Showing posts with label Dynaste. Show all posts
Showing posts with label Dynaste. Show all posts

Friday, 30 November 2012

Finally, I admit blob defeat

Every day, in the family life, the hours scoot away, but in some strange, cussed way, what the children call the Blobby Blob gets written. Most of the time, I have to apologise for grammatical errors, non-sequiturs, possible idiocies, wild tangents, and general lack of coherence. But at least there are words. I think that as long as there are words, everything is all right.

Tonight, I have to admit defeat. The hours went; the fingers can hardly move to type; there are no words.

The weather was cold and glittering; the children were sweet and funny; the new gentleman is getting more and more settled. I even won huge wads of cash, as the enchanting grey Dynaste romped home to his second glorious victory over fences. He was a good hurdler, but he has taken to the big jumps as if they were the very things he was waiting for. I have rarely seen a horse have so much fun.

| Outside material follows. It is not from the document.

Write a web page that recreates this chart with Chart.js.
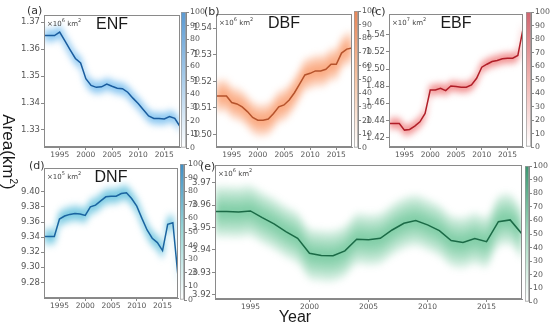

I was very careful not to shout, for fear of alarming the new gent. Stanley the Lurcher is not used to my intemperate racing self; I don’t want to shock him, early on. My old girls used to jump up and down and bark their heads off as I howled my fancies home, mostly up the Cheltenham hill. (When Kauto Star won one of his Gold Cups, I think it was the first, we were making such a racket that my neighbour burst in the front door, thinking that we were suffering a home invasion.) I shall have to introduce Mr S gradually to this kind of rumpus.

In other words, it was a Good Day.

No time or energy for pictures either. Just two of the dear new arrival:

30 Nov 1-001

30 Nov 2

He really is a glorious fellow. I love that rather whippety profile. I am trying to work out his heritage. I think there is greyhound, possibly a bit of boxer, even a touch of Lab, I am almost sure some collie, and a dash of Staffordshire. A lot of sight dog, as some of the clever Dear Readers have observed. This is a very particular thing, which needs me to develop a whole new set of skills. His sight dog heritage is already showing; he can spot a fly at twenty paces.

The Smallest Cousin has just crawled onto my lap. ‘That’s a LOT of blob,’ she says. ‘You really are doing that Blobby Blob.’

She pauses. She thinks for a moment. ‘I would like a computer,’ she says. (She is four years old, so the possibility is remote.) She says, seriously: ‘I’d like to press all those buttons.’

I think: I’d like to press all those buttons too. It would make my agent very happy.

As I finish, and scroll back to check the paltry amount of words, the Smallest Cousin says, in hollering cartoon voice: ‘Whoah! You were a big writer there.’ Out of the mouths of babes, I think. If only it were true.